Melas’ dissertation considers monastic asceticism in Contemporary Greece, a thousand-year-old community traditionally perceived as insulated from global networks and contemporary social problems. Melas challenges this notion through his long-term immersive fieldwork in the Orthodox Christian monasteries of Mount Athos taking on the arduous and ascetic routines of a monk while following questions of care, ethics and labor within the peninsula. Through his immersion, Melas came to know not only the monks and the clerical hierarchy but also the migrant laborers who worked for or alongside them to sustain daily life and the material infrastructure of the monasteries

“Paul’s grounded ethnographic, theologically-informed and scholarly perspective has revolutionized our understanding of the individual and social impact of monastic life,” said Laurie Hart, professor and chair of UCLA’s Department of Anthropology and Melas’ research advisor. “Following the threads of human movement, material objects, ideas and ambitions, including trips to the Baltics and Uganda, he discovered that despite its famous “isolation,” Mount Athos is not only a spiritual refuge but also part of a national and global network of political and ideological importance to Eastern Orthodoxy internationally.”

Melas’ said his project ultimately seeks to understand how these ascetic traditions, with histories that frequently span millennia, become articulated within contemporary cultural formations and in response to emergent social challenges.

“Contemporary asceticism on Mount Athos cannot solely be understood as an attempt to reject and ‘withdraw’ from a world of moral distractions,” said Melas. “Its performance inevitably leads to the embrace of certain worldly and other-worldly connections and a re-working of one’s relational network.

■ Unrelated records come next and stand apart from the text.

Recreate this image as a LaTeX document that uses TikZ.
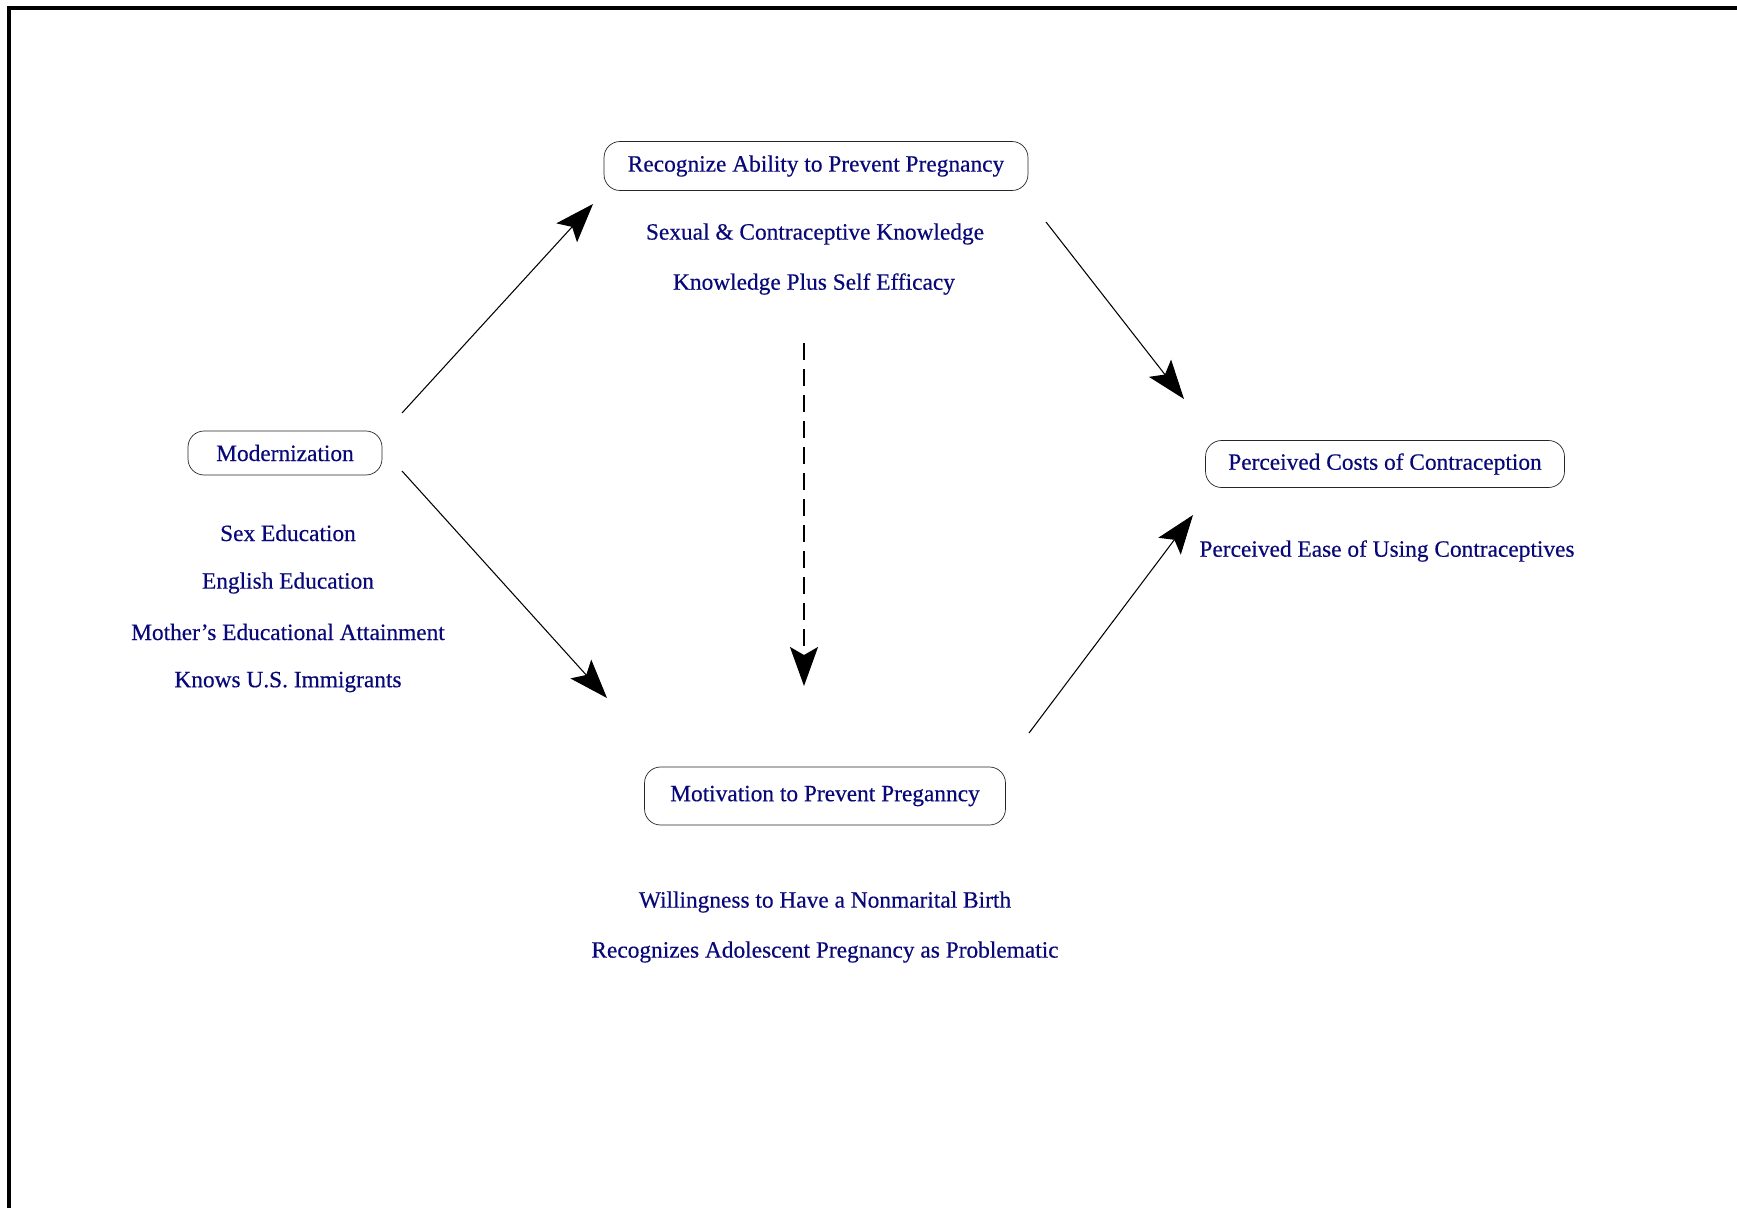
\documentclass[tikz,border=0pt]{standalone}
\usepackage{fontspec}
\setmainfont{Liberation Serif}
\newfontfamily\labelfont{Liberation Serif}[FakeBold=0.4]
\usetikzlibrary{arrows.meta}
\definecolor{navy}{rgb}{0.03,0.03,0.47}
\tikzset{
  factor/.style={draw=black!85, rounded corners=0.32cm, text=navy, inner sep=0pt,
    font=\labelfont\fontsize{13.3}{15}\selectfont},
  item/.style={text=navy, inner sep=0pt, font=\labelfont\fontsize{13.3}{15}\selectfont},
  arr/.style={-{Stealth[length=0.78cm,width=0.56cm,inset=0.16cm]}, line width=0.6pt},
}
\begin{document}
\begin{tikzpicture}[x=0.02cm,y=-0.02cm]
  \useasboundingbox (0,0) rectangle (1737,1207);
  % frame
  \draw[line width=0.08cm] (9,8) rectangle (1739,1215);
  % factor boxes
  \node[factor, minimum width=8.48cm, minimum height=0.98cm] (rec) at (816,166) {Recognize Ability to Prevent Pregnancy};
  \node[factor, minimum width=3.88cm, minimum height=0.88cm] (modern) at (285,453) {Modernization};
  \node[factor, minimum width=7.18cm, minimum height=0.94cm] (cost) at (1385,464) {Perceived Costs of Contraception};
  \node[factor, minimum width=7.22cm, minimum height=1.16cm] (motiv) at (825,796) {Motivation to Prevent Preganncy};
  % indicators
  \node[item] (rec1) at (815,234) {Sexual \& Contraceptive Knowledge};
  \node[item] (rec2) at (814,284) {Knowledge Plus Self Efficacy};
  \node[item] (mod1) at (288,533) {Sex Education};
  \node[item] (mod2) at (288,583) {English Education};
  \node[item] (mod3) at (288,632) {Mother’s Educational Attainment};
  \node[item] (mod4) at (288,682) {Knows U.S. Immigrants};
  \node[item] (cost1) at (1387,551) {Perceived Ease of Using Contraceptives};
  \node[item] (mot1) at (825,902) {Willingness to Have a Nonmarital Birth};
  \node[item] (mot2) at (825,952) {Recognizes Adolescent Pregnancy as Problematic};
  % arrow ends
  \coordinate (m-out1) at (402,413);
  \coordinate (m-out2) at (402,471);
  \coordinate (r-in) at (593,204);
  \coordinate (r-out) at (1046,222);
  \coordinate (r-down) at (804,343);
  \coordinate (v-in) at (607,698);
  \coordinate (v-top) at (804,686);
  \coordinate (v-out) at (1029,733);
  \coordinate (c-in1) at (1184,399);
  \coordinate (c-in2) at (1193,515);
  % paths
  \draw[arr] (m-out1) -- (r-in);
  \draw[arr] (m-out2) -- (v-in);
  \draw[arr] (r-out) -- (c-in1);
  \draw[arr] (v-out) -- (c-in2);
  \draw[arr, line width=0.04cm, dash pattern=on 0.34cm off 0.18cm] (r-down) -- (v-top);
\end{tikzpicture}
\end{document}
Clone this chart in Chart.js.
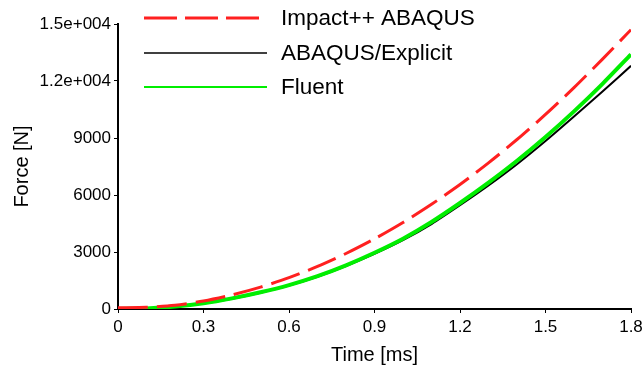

Through their asceticism, monks forge deep relationships with God and other divine figures, pilgrims who visit the community, wage-laborers employed in its economy and Orthodox Christians in parishes throughout Greece.”

Hart said Melas is a brilliant, dedicated scholar who is completely committed to research, teaching and human inquiry more broadly.

 “The Charlotte Newcombe Fellowship is a perfect match — and a perfect community — for Paul as a young scholar headed to a career in the comparative anthropology of religion, globalization and social and cultural theory,” she said.

An immigrant and first-generation college student, Melas says he is grateful that his project, focused on anthropology of religion, is receiving national-scale attention.

“My goal is to pursue a career in academia that combines teaching, research and publishing,” he said. “I hope to bring ethnography and other social scientific methods to students who seek to understand the role of religion in their lives and communities.”